One day an Irishman, who had been stranded on a deserted island for over 10 years, saw a speck on the horizon.
He thought to himself, "It's certainly not a ship."
As the speck got closer and closer, he began to rule out even the possibilities of a small boat or a raft.
Suddenly there strode from the surf a figure clad in a black wet suit. Putting aside the scuba tanks and mask and zipping down the top of the wet suit stood a drop-dead gorgeous blonde!
She walked up to the stunned Irishman and said to him, "Tell me, how long has it been since you've had a good cigar?"
"Ten years," replied the amazed Irishman.
With that, she reached over and unzipped a waterproof pocket on the left sleeve of her wet suit and pulled out a fresh package of cigars and a lighter.
He took a cigar, slowly lit it, and took a long drag. Said the castaway, "Ahh that is so good! I'd almost forgotten how great a smoke can be!"
"And how long has it been since you've had a drop of good Bushmill's Irish Whiskey?" asked the blonde.
Trembling, the castaway replied, "Ten years."
Hearing that, the blonde reached over to her right sleeve, unzipped a pocket there and removed a flask and handed it to him.

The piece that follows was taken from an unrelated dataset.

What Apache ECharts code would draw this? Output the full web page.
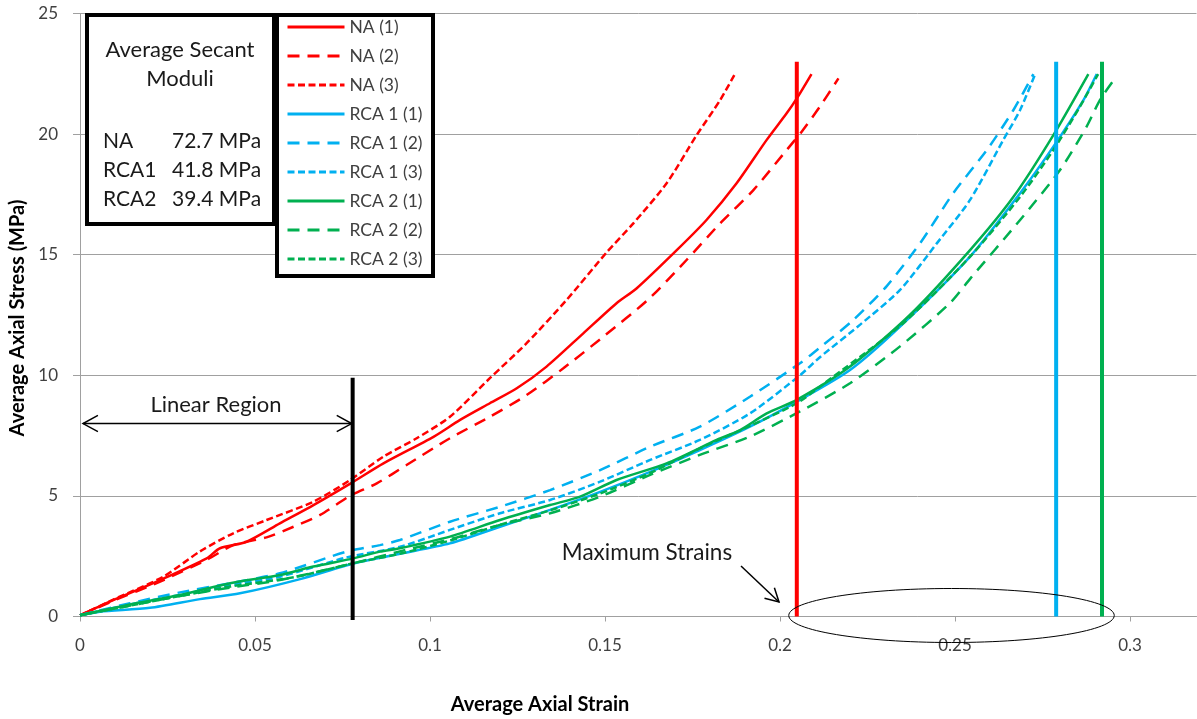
<!DOCTYPE html>
<html><head><meta charset="utf-8">
<script src="https://cdn.jsdelivr.net/npm/echarts@6/dist/echarts.min.js"></script>
<style>html,body{margin:0;padding:0;background:#fff}#c{width:1197px;height:719px}</style>
</head><body><div id="c"></div>
<script>
// ---- data (strain, stress) ----
const seriesNames = ['NA (1)','NA (2)','NA (3)','RCA 1 (1)','RCA 1 (2)','RCA 1 (3)','RCA 2 (1)','RCA 2 (2)','RCA 2 (3)'];
const na1 = [[0,0.05],[0.0095,0.68],[0.0229,1.51],[0.0362,2.41],[0.04,2.83],[0.0476,3.1],[0.0571,3.86],[0.0667,4.62],[0.0771,5.5],[0.0867,6.35],[0.101,7.45],[0.1086,8.15],[0.1171,8.84],[0.1248,9.46],[0.1333,10.36],[0.1438,11.74],[0.1533,12.99],[0.159,13.6],[0.1705,15.19],[0.179,16.44],[0.1876,17.96],[0.1962,19.76],[0.2019,20.86],[0.2048,21.48],[0.209,22.49]];
const na2 = [[0,0.05],[0.0095,0.65],[0.0229,1.45],[0.0362,2.35],[0.0438,2.96],[0.0533,3.28],[0.061,3.72],[0.0686,4.21],[0.0771,5.0],[0.0848,5.52],[0.0933,6.28],[0.1057,7.39],[0.1171,8.28],[0.1276,9.18],[0.1381,10.29],[0.1495,11.6],[0.1624,13.15],[0.1733,14.78],[0.1829,16.3],[0.1924,17.68],[0.2019,19.34],[0.2062,20.1],[0.2114,21.14],[0.2167,22.31]];
const na3 = [[0,0.05],[0.0095,0.7],[0.0238,1.65],[0.0343,2.7],[0.0438,3.45],[0.0533,4.0],[0.0667,4.76],[0.0771,5.65],[0.0867,6.63],[0.0962,7.39],[0.1057,8.28],[0.1171,9.88],[0.1276,11.33],[0.139,13.12],[0.1505,15.1],[0.1581,16.3],[0.1676,17.96],[0.1762,19.96],[0.1829,21.41],[0.1871,22.49]];
const rca1a = [[0,0.05],[0.0057,0.2],[0.02,0.36],[0.0343,0.72],[0.0457,0.96],[0.0629,1.55],[0.0781,2.2],[0.0914,2.6],[0.1057,3.03],[0.12,3.72],[0.1343,4.42],[0.1486,5.17],[0.1629,6.0],[0.1771,6.9],[0.1914,7.87],[0.2048,8.91],[0.22,10.22],[0.2343,12.02],[0.2543,14.92],[0.2686,17.55],[0.2781,19.48],[0.2867,21.41],[0.2905,22.49]];
const rca1b = [[0,0.05],[0.0143,0.55],[0.0286,1.0],[0.0429,1.38],[0.0571,1.79],[0.0762,2.69],[0.0857,2.96],[0.0914,3.17],[0.1057,3.93],[0.12,4.55],[0.1343,5.24],[0.1486,6.07],[0.1629,7.04],[0.1771,7.87],[0.1914,9.11],[0.2057,10.5],[0.2114,11.15],[0.221,12.3],[0.2305,13.7],[0.24,15.47],[0.2495,17.55],[0.2591,19.34],[0.2667,21.0],[0.2724,22.49]];
const rca1c = [[0,0.05],[0.0143,0.5],[0.0286,0.9],[0.0429,1.3],[0.0571,1.65],[0.0762,2.45],[0.0914,2.89],[0.1057,3.59],[0.12,4.28],[0.1343,4.83],[0.1486,5.59],[0.1629,6.49],[0.1771,7.32],[0.1914,8.42],[0.2057,10.0],[0.2114,10.75],[0.2229,12.1],[0.2343,13.54],[0.2448,15.47],[0.2543,17.27],[0.2638,19.76],[0.2686,21.0],[0.2729,22.49]];
const rca2a = [[0,0.05],[0.0143,0.5],[0.0286,0.89],[0.0429,1.38],[0.0571,1.72],[0.0667,2.07],[0.0781,2.41],[0.0857,2.69],[0.0914,2.83],[0.1057,3.31],[0.12,4.0],[0.1343,4.62],[0.1429,4.97],[0.1533,5.66],[0.1676,6.35],[0.1819,7.32],[0.1886,7.73],[0.1962,8.42],[0.2048,8.98],[0.22,10.36],[0.2371,12.5],[0.2543,15.19],[0.2667,17.4],[0.2781,19.96],[0.2881,22.49]];
const rca2b = [[0,0.05],[0.0143,0.45],[0.0286,0.85],[0.0429,1.2],[0.0571,1.51],[0.0781,2.21],[0.0914,2.7],[0.1057,3.2],[0.12,3.8],[0.1343,4.28],[0.1486,4.97],[0.1629,5.87],[0.1771,6.7],[0.1914,7.46],[0.2057,8.5],[0.22,9.67],[0.2343,11.2],[0.2486,13.0],[0.2543,14.0],[0.2686,16.44],[0.28,18.51],[0.2876,20.31],[0.2914,21.41],[0.2957,22.31]];
const rca2c = [[0,0.05],[0.0143,0.45],[0.0286,0.85],[0.0429,1.24],[0.0619,1.65],[0.0781,2.21],[0.0914,2.6],[0.1057,3.15],[0.12,3.8],[0.1343,4.4],[0.1486,5.1],[0.1629,5.95],[0.1771,6.97],[0.1914,7.9],[0.2048,8.84],[0.2114,9.53],[0.2352,12.16],[0.2543,14.92],[0.2686,17.4],[0.2781,19.34],[0.2857,21.14],[0.2909,22.49]];
// maximum strain markers (strain) and their height (stress)
const maxStrainNA = 0.2048, maxStrainRCA1 = 0.2789, maxStrainRCA2 = 0.2920, maxStrainTop = 23;
// linear region limit
const linearLimit = 0.0779, linearTop = 9.9, linearArrowY = 8;
const moduli = [['NA','72.7 MPa'],['RCA1','41.8 MPa'],['RCA2','39.4 MPa']];
const xMin = 0, xMax = 0.319, xStep = 0.05, yMin = 0, yMax = 25, yStep = 5;

const RED = '#FF0000', BLUE = '#00B0F0', GREEN = '#00B050';
const LONG = [12, 8], SHORT = [7, 3.5];
const F = 'Lato';

const chart = echarts.init(document.getElementById('c'), null, {renderer: 'canvas'});
function curve(name, data, color, type) {
  return {name, type: 'line', data, showSymbol: false, symbol: 'none', z: 2, smooth: 0.25,
    lineStyle: {color, width: 2.5, type}, itemStyle: {color}, emphasis: {disabled: true}};
}
function vline(name, x, top, color, bottom) {
  return {name, type: 'line', data: [[x, bottom], [x, top]], showSymbol: false, symbol: 'none', z: 3,
    clip: false, lineStyle: {color, width: 4}, emphasis: {disabled: true}};
}
const gridLeft = 80, gridWidth = xMax * 3500;
const opt = {
  animation: false,
  backgroundColor: '#fff',
  grid: {left: gridLeft, top: 616.5 - 25 * 24.12, bottom: 719 - 616.5, right: 1197 - (gridLeft + gridWidth), containLabel: false},
  xAxis: {type: 'value', min: xMin, max: xMax, interval: xStep,
    axisLine: {lineStyle: {color: '#a0a0a0', width: 1}},
    axisTick: {show: true, length: 5, lineStyle: {color: '#a0a0a0'}},
    axisLabel: {color: '#404040', fontSize: 17, fontFamily: F, margin: 21, showMaxLabel: false},
    splitLine: {show: false}},
  yAxis: {type: 'value', min: yMin, max: yMax, interval: yStep,
    axisLine: {show: true, lineStyle: {color: '#a0a0a0', width: 1}},
    axisTick: {show: true, length: 7, lineStyle: {color: '#a0a0a0'}},
    axisLabel: {color: '#404040', fontSize: 17, fontFamily: F, margin: 22},
    splitLine: {show: true, lineStyle: {color: '#a0a0a0', width: 1}}},
  legend: {orient: 'vertical', left: 286, top: 17, itemWidth: 57, itemHeight: 20, itemGap: 9, padding: 0, z: 10,
    data: seriesNames, selectedMode: false,
    itemStyle: {opacity: 0, color: 'rgba(0,0,0,0)', borderWidth: 0},
    lineStyle: {width: 3},
    textStyle: {fontSize: 17.5, color: '#404040', fontFamily: F, lineHeight: 20}},
  series: [
    curve(seriesNames[0], na1, RED, 'solid'),
    curve(seriesNames[1], na2, RED, LONG),
    curve(seriesNames[2], na3, RED, SHORT),
    curve(seriesNames[3], rca1a, BLUE, 'solid'),
    curve(seriesNames[4], rca1b, BLUE, LONG),
    curve(seriesNames[5], rca1c, BLUE, SHORT),
    curve(seriesNames[6], rca2a, GREEN, 'solid'),
    curve(seriesNames[7], rca2b, GREEN, LONG),
    curve(seriesNames[8], rca2c, GREEN, SHORT),
    vline('maxNA', maxStrainNA, maxStrainTop, RED, 0),
    vline('maxRCA1', maxStrainRCA1, maxStrainTop, BLUE, 0),
    vline('maxRCA2', maxStrainRCA2, maxStrainTop, GREEN, 0),
    vline('linear', linearLimit, linearTop, '#000', -0.15)
  ]
};
chart.setOption(opt);

const P = (x, y) => chart.convertToPixel({gridIndex: 0}, [x, y]);
function chevron(tip, dx, dy, len, ang) {
  const a = Math.atan2(dy, dx);
  const p1 = [tip[0] - len * Math.cos(a - ang), tip[1] - len * Math.sin(a - ang)];
  const p2 = [tip[0] - len * Math.cos(a + ang), tip[1] - len * Math.sin(a + ang)];
  return {type: 'polyline', z: 20, shape: {points: [p1, tip, p2]}, style: {stroke: '#000', lineWidth: 1.5, fill: null}};
}
const a0 = P(0, linearArrowY), a1 = P(linearLimit, linearArrowY);
const L = [a0[0] + 3, a0[1]], R = [a1[0] - 1, a1[1]];
const e0 = P(0.2025, 0), e1 = P(0.2955, 0);
const m0 = [741, 566], m1 = [779, 602];
const txt = (x, y, text, size, align, extra) => ({type: 'text', z: 20, x, y,
  style: Object.assign({text, fontSize: size, fontFamily: F, fill: '#1a1a1a', align: align || 'center', verticalAlign: 'middle'}, extra || {})});
const graphics = [
  {type: 'rect', z: 5, shape: {x: 87, y: 15, width: 187, height: 209}, style: {fill: '#fff', stroke: '#000', lineWidth: 4}},
  {type: 'rect', z: 5, shape: {x: 277, y: 15, width: 156, height: 261}, style: {fill: '#fff', stroke: '#000', lineWidth: 4}},
  txt(180, 50, 'Average Secant', 22),
  txt(180, 79, 'Moduli', 22),
  {type: 'line', z: 20, shape: {x1: L[0], y1: L[1], x2: R[0], y2: R[1]}, style: {stroke: '#000', lineWidth: 1.5}},
  chevron(L, -1, 0, 17, 0.5), chevron(R, 1, 0, 17, 0.5),
  txt(216, 405, 'Linear Region', 22),
  txt(647, 553, 'Maximum Strains', 22.5),
  {type: 'line', z: 20, shape: {x1: m0[0], y1: m0[1], x2: m1[0], y2: m1[1]}, style: {stroke: '#000', lineWidth: 1.5}},
  chevron(m1, m1[0] - m0[0], m1[1] - m0[1], 15, 0.5),
  {type: 'ellipse', z: 20, shape: {cx: (e0[0] + e1[0]) / 2, cy: e0[1] - 1, rx: (e1[0] - e0[0]) / 2, ry: 27}, style: {fill: null, stroke: '#000', lineWidth: 1}},
  txt(540, 705, 'Average Axial Strain', 20, 'center', {fontWeight: 'bold', fill: '#000'}),
  {type: 'text', z: 20, x: 18, y: 318, rotation: Math.PI / 2,
    style: {text: 'Average Axial Stress (MPa)', fontSize: 20, fontWeight: 'bold', fontFamily: F, fill: '#000', align: 'center', verticalAlign: 'middle'}}
];
moduli.forEach((m, i) => {
  graphics.push(txt(103, 141 + i * 29, m[0], 21, 'left'));
  graphics.push(txt(172, 141 + i * 29, m[1], 21, 'left'));
});
chart.setOption({graphic: graphics});
</script></body></html>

He opened the flask and took a long drink. "Nectar of the gods!" shouted the Irishman. "Truly fantastic!!!"
At this point the gorgeous blonde started to slowly unzip the long front of her wet suit, right down the middle. She looked at the trembling man and asked, "And how long has it been since you played around?"
With tears in his eyes, the Irishman fell to his knees and sobbed, "Oh, sweet Mother o' God! Don't tell me that you've got golf clubs in there too!"